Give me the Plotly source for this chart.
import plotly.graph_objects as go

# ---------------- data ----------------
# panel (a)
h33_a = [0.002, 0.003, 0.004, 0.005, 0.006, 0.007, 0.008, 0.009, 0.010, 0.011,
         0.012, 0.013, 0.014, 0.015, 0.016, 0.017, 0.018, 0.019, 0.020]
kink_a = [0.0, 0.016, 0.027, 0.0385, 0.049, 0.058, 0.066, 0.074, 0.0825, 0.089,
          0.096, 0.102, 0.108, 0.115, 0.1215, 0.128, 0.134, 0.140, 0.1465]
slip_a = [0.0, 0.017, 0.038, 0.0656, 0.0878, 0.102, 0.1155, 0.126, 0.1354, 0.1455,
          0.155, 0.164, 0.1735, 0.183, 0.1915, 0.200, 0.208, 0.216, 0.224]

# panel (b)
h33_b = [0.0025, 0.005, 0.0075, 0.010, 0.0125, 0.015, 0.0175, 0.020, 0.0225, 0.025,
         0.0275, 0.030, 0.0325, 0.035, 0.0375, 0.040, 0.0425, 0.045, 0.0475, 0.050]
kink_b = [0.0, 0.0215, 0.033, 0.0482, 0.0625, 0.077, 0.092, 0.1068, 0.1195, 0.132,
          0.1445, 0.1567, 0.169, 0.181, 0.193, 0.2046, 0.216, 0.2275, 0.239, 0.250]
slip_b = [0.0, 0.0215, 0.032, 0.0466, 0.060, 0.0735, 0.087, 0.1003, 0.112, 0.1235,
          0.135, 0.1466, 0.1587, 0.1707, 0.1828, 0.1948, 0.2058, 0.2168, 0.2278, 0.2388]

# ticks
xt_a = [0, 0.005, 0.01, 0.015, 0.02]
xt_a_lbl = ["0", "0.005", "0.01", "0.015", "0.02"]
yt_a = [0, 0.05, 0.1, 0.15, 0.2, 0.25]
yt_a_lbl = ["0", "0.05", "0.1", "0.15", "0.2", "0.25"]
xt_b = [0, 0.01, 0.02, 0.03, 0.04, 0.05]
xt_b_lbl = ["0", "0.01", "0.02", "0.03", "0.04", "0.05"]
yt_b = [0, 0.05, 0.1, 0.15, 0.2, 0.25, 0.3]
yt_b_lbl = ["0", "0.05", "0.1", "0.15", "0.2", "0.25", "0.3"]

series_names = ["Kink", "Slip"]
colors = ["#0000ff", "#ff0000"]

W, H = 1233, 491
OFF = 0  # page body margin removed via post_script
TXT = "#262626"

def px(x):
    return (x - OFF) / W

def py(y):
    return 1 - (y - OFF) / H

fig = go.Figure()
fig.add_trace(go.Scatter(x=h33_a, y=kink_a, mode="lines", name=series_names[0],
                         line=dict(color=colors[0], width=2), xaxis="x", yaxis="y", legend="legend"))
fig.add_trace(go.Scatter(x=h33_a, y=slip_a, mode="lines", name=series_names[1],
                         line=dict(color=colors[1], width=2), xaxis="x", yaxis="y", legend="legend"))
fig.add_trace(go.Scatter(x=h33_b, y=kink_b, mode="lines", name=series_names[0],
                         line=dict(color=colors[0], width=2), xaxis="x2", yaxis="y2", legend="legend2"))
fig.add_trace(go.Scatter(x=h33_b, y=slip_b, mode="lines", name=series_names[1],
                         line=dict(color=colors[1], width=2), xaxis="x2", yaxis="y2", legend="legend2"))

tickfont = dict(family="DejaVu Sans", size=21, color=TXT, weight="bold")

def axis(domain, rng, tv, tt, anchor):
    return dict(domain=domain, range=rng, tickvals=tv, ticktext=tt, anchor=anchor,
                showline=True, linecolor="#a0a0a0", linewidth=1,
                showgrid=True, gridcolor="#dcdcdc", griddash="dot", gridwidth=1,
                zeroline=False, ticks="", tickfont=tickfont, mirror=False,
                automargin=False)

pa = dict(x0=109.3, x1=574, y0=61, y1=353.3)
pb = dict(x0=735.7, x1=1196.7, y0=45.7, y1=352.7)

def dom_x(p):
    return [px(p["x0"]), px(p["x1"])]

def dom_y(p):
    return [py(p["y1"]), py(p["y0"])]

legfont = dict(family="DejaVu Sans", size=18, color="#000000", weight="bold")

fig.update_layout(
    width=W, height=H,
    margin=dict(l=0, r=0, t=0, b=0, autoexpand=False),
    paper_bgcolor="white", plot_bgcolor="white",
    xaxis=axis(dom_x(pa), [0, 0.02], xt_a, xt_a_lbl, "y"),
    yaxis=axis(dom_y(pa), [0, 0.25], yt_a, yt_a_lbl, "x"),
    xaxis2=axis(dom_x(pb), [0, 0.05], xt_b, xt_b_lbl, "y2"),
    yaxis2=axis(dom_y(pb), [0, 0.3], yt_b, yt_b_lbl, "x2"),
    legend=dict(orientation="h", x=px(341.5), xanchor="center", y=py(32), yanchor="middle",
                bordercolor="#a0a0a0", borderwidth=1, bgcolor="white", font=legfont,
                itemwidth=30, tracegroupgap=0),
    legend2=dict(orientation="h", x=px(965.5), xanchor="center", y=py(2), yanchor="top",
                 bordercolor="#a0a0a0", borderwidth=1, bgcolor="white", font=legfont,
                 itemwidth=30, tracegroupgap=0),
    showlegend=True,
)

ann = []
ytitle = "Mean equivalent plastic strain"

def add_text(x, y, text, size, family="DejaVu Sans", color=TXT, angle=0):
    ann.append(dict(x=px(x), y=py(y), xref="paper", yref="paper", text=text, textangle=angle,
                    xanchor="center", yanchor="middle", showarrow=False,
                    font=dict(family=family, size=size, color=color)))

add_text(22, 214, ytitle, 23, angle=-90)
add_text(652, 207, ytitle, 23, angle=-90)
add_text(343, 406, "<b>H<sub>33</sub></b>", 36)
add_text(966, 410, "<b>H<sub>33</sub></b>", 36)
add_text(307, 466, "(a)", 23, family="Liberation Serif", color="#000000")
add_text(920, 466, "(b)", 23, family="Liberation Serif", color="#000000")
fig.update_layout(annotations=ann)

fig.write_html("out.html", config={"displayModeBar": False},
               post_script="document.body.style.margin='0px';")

• Exercise brief:
Extract the first line above and each line after it up to and including the one with "import plotly.graph_objects as go", please, exactly and with nothing else.

• The completed task:
Give me the Plotly source for this chart.
import plotly.graph_objects as go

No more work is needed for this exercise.